** start INFORMATION GIVEN **

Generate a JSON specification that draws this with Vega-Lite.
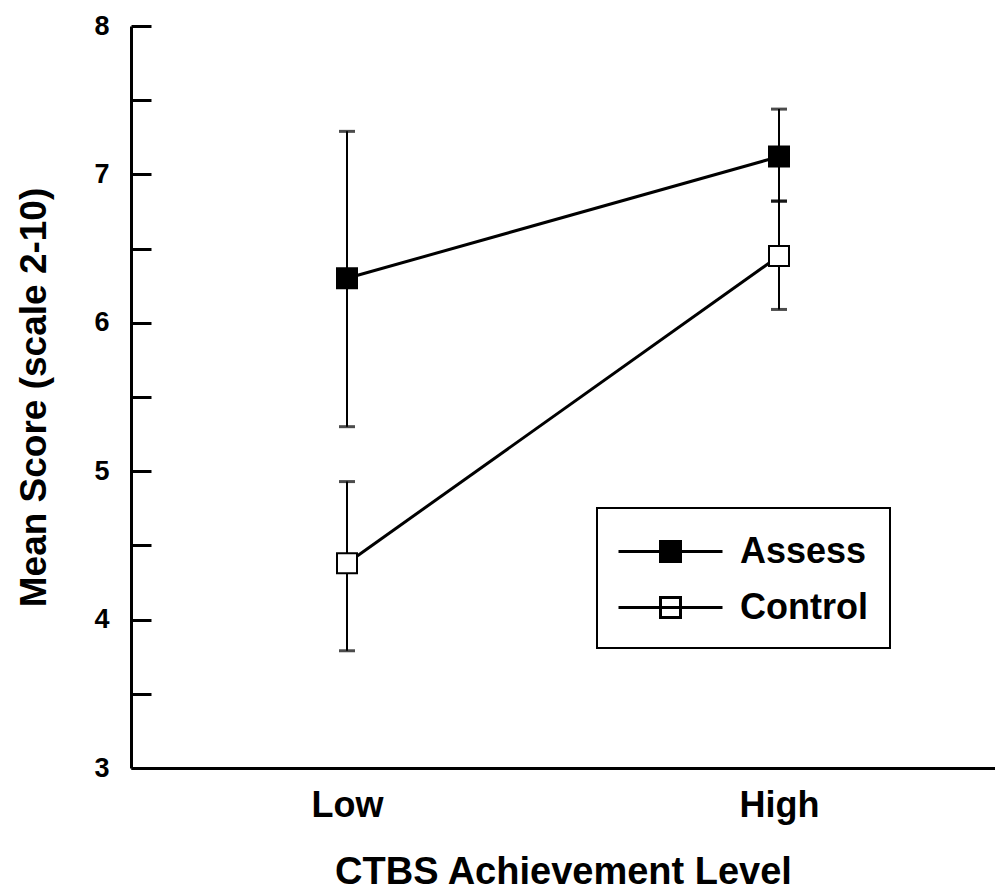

** end INFORMATION GIVEN **
** start INFORMATION GIVEN **

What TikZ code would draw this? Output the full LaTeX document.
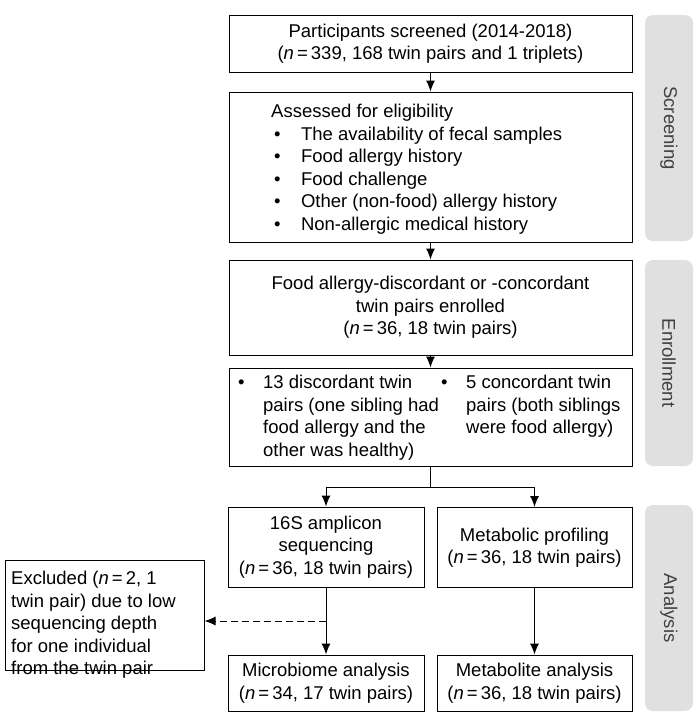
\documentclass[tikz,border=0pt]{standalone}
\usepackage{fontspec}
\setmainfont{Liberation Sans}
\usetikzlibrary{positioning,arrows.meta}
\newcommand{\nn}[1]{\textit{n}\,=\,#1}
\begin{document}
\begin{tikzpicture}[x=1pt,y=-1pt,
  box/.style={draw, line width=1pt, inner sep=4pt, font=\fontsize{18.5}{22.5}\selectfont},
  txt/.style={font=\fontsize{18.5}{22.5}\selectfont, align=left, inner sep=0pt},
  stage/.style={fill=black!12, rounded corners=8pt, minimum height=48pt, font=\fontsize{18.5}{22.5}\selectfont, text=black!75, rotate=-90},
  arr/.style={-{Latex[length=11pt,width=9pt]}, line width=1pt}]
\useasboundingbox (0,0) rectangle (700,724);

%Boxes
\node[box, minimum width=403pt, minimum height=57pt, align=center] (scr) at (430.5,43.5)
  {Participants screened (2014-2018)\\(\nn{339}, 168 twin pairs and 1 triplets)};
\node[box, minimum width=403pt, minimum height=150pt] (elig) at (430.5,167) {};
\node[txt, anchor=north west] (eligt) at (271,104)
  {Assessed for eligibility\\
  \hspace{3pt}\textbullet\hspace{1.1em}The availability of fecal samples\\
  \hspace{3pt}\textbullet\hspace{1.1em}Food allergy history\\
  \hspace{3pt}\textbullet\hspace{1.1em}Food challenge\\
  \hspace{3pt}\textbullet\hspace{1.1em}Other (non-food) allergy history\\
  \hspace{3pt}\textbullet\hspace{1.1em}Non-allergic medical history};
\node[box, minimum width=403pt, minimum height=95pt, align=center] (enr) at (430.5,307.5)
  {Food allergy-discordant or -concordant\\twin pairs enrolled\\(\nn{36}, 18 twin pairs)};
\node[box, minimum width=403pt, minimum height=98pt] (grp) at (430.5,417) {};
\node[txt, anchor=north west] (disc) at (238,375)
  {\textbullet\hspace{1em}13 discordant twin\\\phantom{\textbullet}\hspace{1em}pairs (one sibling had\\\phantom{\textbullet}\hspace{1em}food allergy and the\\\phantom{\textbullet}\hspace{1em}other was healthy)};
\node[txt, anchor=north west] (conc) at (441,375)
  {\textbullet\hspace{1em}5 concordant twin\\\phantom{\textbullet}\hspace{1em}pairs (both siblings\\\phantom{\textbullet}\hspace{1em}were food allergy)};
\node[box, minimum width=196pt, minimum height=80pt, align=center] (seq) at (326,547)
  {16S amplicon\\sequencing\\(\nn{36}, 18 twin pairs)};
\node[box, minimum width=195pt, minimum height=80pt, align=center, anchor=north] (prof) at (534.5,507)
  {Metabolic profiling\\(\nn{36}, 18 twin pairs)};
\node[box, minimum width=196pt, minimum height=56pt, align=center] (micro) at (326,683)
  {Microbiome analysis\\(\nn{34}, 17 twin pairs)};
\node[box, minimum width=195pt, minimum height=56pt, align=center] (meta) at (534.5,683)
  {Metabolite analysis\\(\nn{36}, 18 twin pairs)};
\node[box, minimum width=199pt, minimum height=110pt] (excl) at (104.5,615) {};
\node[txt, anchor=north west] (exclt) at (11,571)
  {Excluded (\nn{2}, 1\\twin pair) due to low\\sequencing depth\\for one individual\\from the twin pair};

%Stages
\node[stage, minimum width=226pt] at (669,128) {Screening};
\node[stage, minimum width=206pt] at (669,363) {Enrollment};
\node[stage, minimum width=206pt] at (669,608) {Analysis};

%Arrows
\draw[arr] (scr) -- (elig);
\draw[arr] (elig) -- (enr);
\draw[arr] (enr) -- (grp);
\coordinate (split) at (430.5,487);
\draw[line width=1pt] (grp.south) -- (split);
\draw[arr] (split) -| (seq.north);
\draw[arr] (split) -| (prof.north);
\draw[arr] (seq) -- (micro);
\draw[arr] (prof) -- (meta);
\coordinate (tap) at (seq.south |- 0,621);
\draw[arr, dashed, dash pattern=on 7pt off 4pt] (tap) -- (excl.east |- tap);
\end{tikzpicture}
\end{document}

** end INFORMATION GIVEN **

## YOUR TASK
Starting at the line that contains "What TikZ code" and ending at the line that contains "(0,0) rectangle (700,724);", give the lines again exactly. Do not include the pictures.

## RESULT FOR THIS TASK
What TikZ code would draw this? Output the full LaTeX document.
\documentclass[tikz,border=0pt]{standalone}
\usepackage{fontspec}
\setmainfont{Liberation Sans}
\usetikzlibrary{positioning,arrows.meta}
\newcommand{\nn}[1]{\textit{n}\,=\,#1}
\begin{document}
\begin{tikzpicture}[x=1pt,y=-1pt,
  box/.style={draw, line width=1pt, inner sep=4pt, font=\fontsize{18.5}{22.5}\selectfont},
  txt/.style={font=\fontsize{18.5}{22.5}\selectfont, align=left, inner sep=0pt},
  stage/.style={fill=black!12, rounded corners=8pt, minimum height=48pt, font=\fontsize{18.5}{22.5}\selectfont, text=black!75, rotate=-90},
  arr/.style={-{Latex[length=11pt,width=9pt]}, line width=1pt}]
\useasboundingbox (0,0) rectangle (700,724);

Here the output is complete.